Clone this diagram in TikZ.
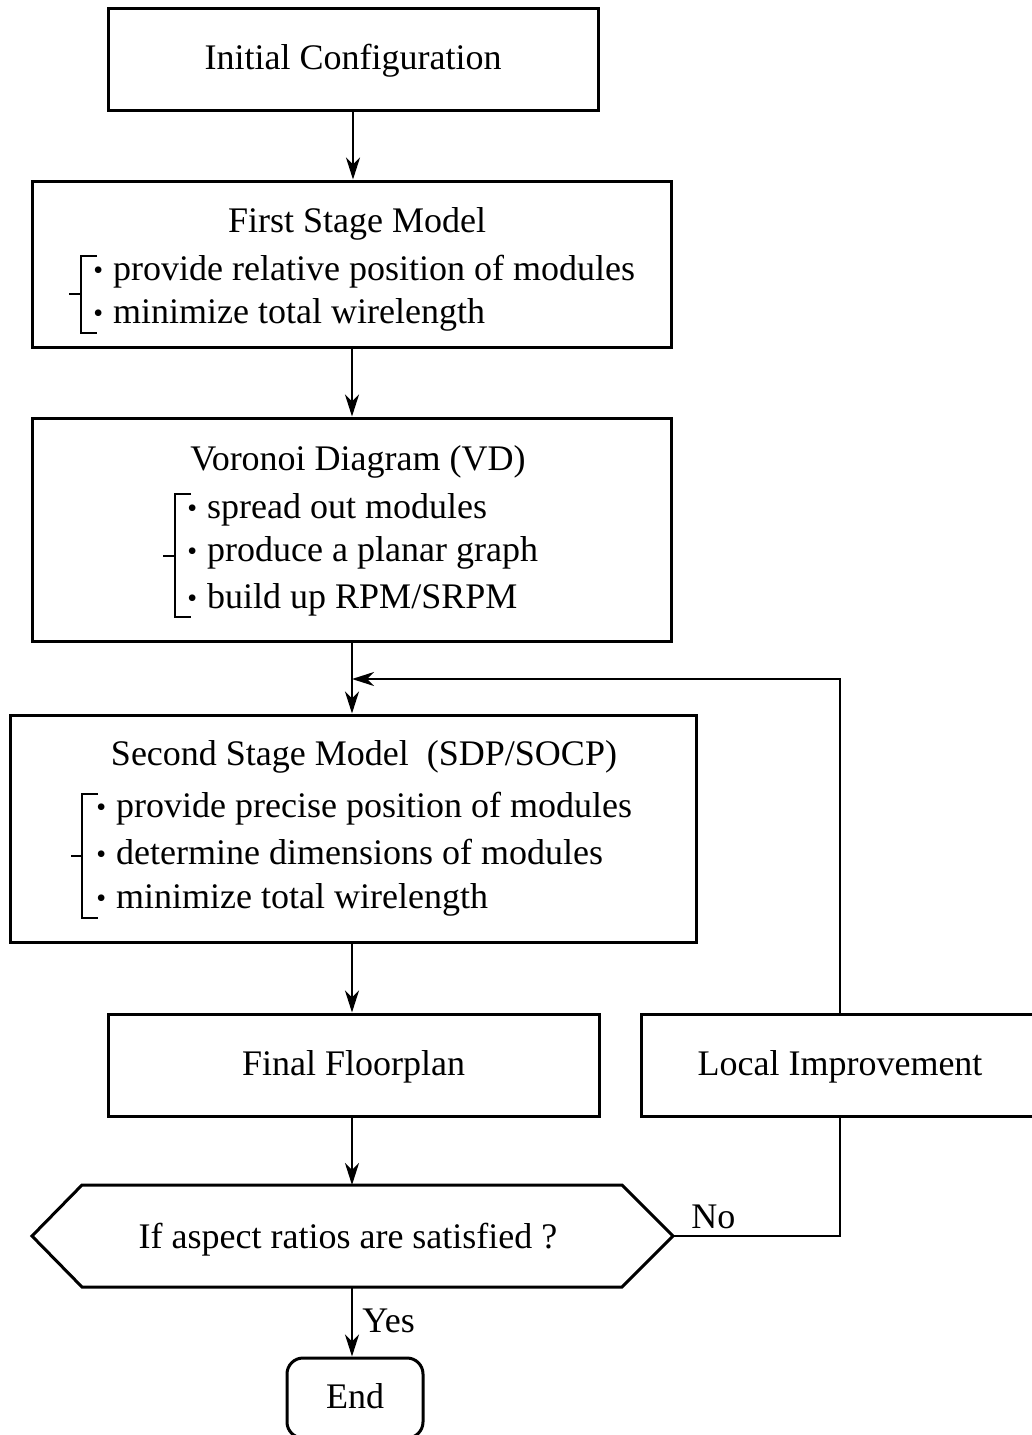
\documentclass[tikz,border=0pt]{standalone}
\usepackage{fontspec}
\setmainfont{Liberation Serif}
\usetikzlibrary{arrows.meta}
% small list bullet followed by a fixed gap
\newcommand{\itm}{{\fontsize{14pt}{14pt}\selectfont\raisebox{0.2pt}{•}}\hspace{5pt}}
\begin{document}
\begin{tikzpicture}[x=0.5pt,y=-0.5pt,
  every node/.style={font=\fontsize{18pt}{22pt}\selectfont},
  txt/.style={inner sep=0pt,text height=1.2em,text depth=0.18em},
  box/.style={draw,line width=1.5pt,txt},
  item/.style={txt,anchor=west},
  flow/.style={line width=1.2pt,-{Stealth[length=11pt,width=7pt,inset=3.5pt]}},
  link/.style={line width=1.2pt},
  brace/.style={line width=1pt},
]
\useasboundingbox (0,0) rectangle (1032,1435);

% process boxes
\node[box,minimum width=245pt,minimum height=51pt] (b1) at (353,59) {Initial Configuration};
\node[box,minimum width=319.5pt,minimum height=83pt] (b2) at (351.5,264) {};
\node[box,minimum width=319.5pt,minimum height=111.5pt] (b3) at (351.5,529.5) {};
\node[box,minimum width=343pt,minimum height=113.5pt] (b4) at (353,828.5) {};
\node[box,minimum width=245.5pt,minimum height=51pt] (b5) at (353.5,1065) {Final Floorplan};
\node[box,minimum width=199pt,minimum height=51pt] (b6) at (840,1065) {Local Improvement};

% first stage
\node[txt] (t2) at (357,222) {First Stage Model};
\node[item] (f1) at (93,270) {\itm provide relative position of modules};
\node[item] (f2) at (93,313) {\itm minimize total wirelength};
\draw[brace] (97,256) -- (81,256) -- (81,333) -- (97,333) (69,294) -- (81,294);

% voronoi diagram
\node[txt] (t3) at (358,460) {Voronoi Diagram (VD)};
\node[item] (v1) at (187,508) {\itm spread out modules};
\node[item] (v2) at (187,551) {\itm produce a planar graph};
\node[item] (v3) at (187,598) {\itm build up RPM/SRPM};
\draw[brace] (191,494) -- (175,494) -- (175,617) -- (191,617) (163,556) -- (175,556);

% second stage
\node[txt] (t4) at (364,755) {Second Stage Model\ \ (SDP/SOCP)};
\node[item] (s1) at (96,807) {\itm provide precise position of modules};
\node[item] (s2) at (96,854) {\itm determine dimensions of modules};
\node[item] (s3) at (96,898) {\itm minimize total wirelength};
\draw[brace] (98,794) -- (82,794) -- (82,918) -- (98,918) (71,856) -- (82,856);

% decision
\draw[line width=1.5pt] (82,1185) -- (622,1185) -- (673,1236) -- (622,1287)
  -- (82,1287) -- (32,1236) -- cycle;
\coordinate (decN) at (352,1185);
\coordinate (decS) at (352,1287);
\coordinate (decE) at (673,1236);
\node[txt] (dec) at (348,1238) {If aspect ratios are satisfied ?};

% terminal
\node[box,rounded corners=8pt,minimum width=68pt,minimum height=40pt] (end) at (355,1398) {End};

% connectors
\coordinate (join) at (352,679);
\draw[flow] (b1.south) -- (b1.south |- b2.north);
\draw[flow] (b2.south -| join) -- (b3.north -| join);
\draw[flow] (b3.south -| join) -- (b4.north -| join);
\draw[flow] (b6.north) |- (join);
\draw[flow] (b4.south -| join) -- (b5.north -| join);
\draw[flow] (b5.south -| join) -- (decN);
\draw[link] (decE) -| (b6.south);
\draw[flow] (decS) -- (decS |- end.north);
\node[txt,anchor=west] (no) at (691,1218) {No};
\node[txt,anchor=west] (yes) at (362,1322) {Yes};
\end{tikzpicture}
\end{document}
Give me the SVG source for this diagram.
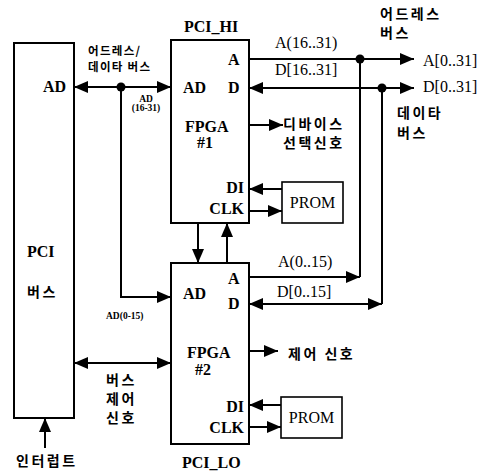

Work to be completed: Reproduce the material word for word, minus the images.

Task output:
Clone this diagram in TikZ.
\documentclass[tikz,border=0pt]{standalone}
\usepackage{fontspec}
\setmainfont{Liberation Serif}
\usetikzlibrary{arrows.meta}
% small list bullet followed by a fixed gap
\newcommand{\itm}{{\fontsize{14pt}{14pt}\selectfont\raisebox{0.2pt}{•}}\hspace{5pt}}
\begin{document}
\begin{tikzpicture}[x=0.5pt,y=-0.5pt,
  every node/.style={font=\fontsize{18pt}{22pt}\selectfont},
  txt/.style={inner sep=0pt,text height=1.2em,text depth=0.18em},
  box/.style={draw,line width=1.5pt,txt},
  item/.style={txt,anchor=west},
  flow/.style={line width=1.2pt,-{Stealth[length=11pt,width=7pt,inset=3.5pt]}},
  link/.style={line width=1.2pt},
  brace/.style={line width=1pt},
]
\useasboundingbox (0,0) rectangle (1032,1435);

% process boxes
\node[box,minimum width=245pt,minimum height=51pt] (b1) at (353,59) {Initial Configuration};
\node[box,minimum width=319.5pt,minimum height=83pt] (b2) at (351.5,264) {};
\node[box,minimum width=319.5pt,minimum height=111.5pt] (b3) at (351.5,529.5) {};
\node[box,minimum width=343pt,minimum height=113.5pt] (b4) at (353,828.5) {};
\node[box,minimum width=245.5pt,minimum height=51pt] (b5) at (353.5,1065) {Final Floorplan};
\node[box,minimum width=199pt,minimum height=51pt] (b6) at (840,1065) {Local Improvement};

% first stage
\node[txt] (t2) at (357,222) {First Stage Model};
\node[item] (f1) at (93,270) {\itm provide relative position of modules};
\node[item] (f2) at (93,313) {\itm minimize total wirelength};
\draw[brace] (97,256) -- (81,256) -- (81,333) -- (97,333) (69,294) -- (81,294);

% voronoi diagram
\node[txt] (t3) at (358,460) {Voronoi Diagram (VD)};
\node[item] (v1) at (187,508) {\itm spread out modules};
\node[item] (v2) at (187,551) {\itm produce a planar graph};
\node[item] (v3) at (187,598) {\itm build up RPM/SRPM};
\draw[brace] (191,494) -- (175,494) -- (175,617) -- (191,617) (163,556) -- (175,556);

% second stage
\node[txt] (t4) at (364,755) {Second Stage Model\ \ (SDP/SOCP)};
\node[item] (s1) at (96,807) {\itm provide precise position of modules};
\node[item] (s2) at (96,854) {\itm determine dimensions of modules};
\node[item] (s3) at (96,898) {\itm minimize total wirelength};
\draw[brace] (98,794) -- (82,794) -- (82,918) -- (98,918) (71,856) -- (82,856);

% decision
\draw[line width=1.5pt] (82,1185) -- (622,1185) -- (673,1236) -- (622,1287)
  -- (82,1287) -- (32,1236) -- cycle;
\coordinate (decN) at (352,1185);
\coordinate (decS) at (352,1287);
\coordinate (decE) at (673,1236);
\node[txt] (dec) at (348,1238) {If aspect ratios are satisfied ?};

% terminal
\node[box,rounded corners=8pt,minimum width=68pt,minimum height=40pt] (end) at (355,1398) {End};

% connectors
\coordinate (join) at (352,679);
\draw[flow] (b1.south) -- (b1.south |- b2.north);
\draw[flow] (b2.south -| join) -- (b3.north -| join);
\draw[flow] (b3.south -| join) -- (b4.north -| join);
\draw[flow] (b6.north) |- (join);
\draw[flow] (b4.south -| join) -- (b5.north -| join);
\draw[flow] (b5.south -| join) -- (decN);
\draw[link] (decE) -| (b6.south);
\draw[flow] (decS) -- (decS |- end.north);
\node[txt,anchor=west] (no) at (691,1218) {No};
\node[txt,anchor=west] (yes) at (362,1322) {Yes};
\end{tikzpicture}
\end{document}
Give me the SVG source for this diagram.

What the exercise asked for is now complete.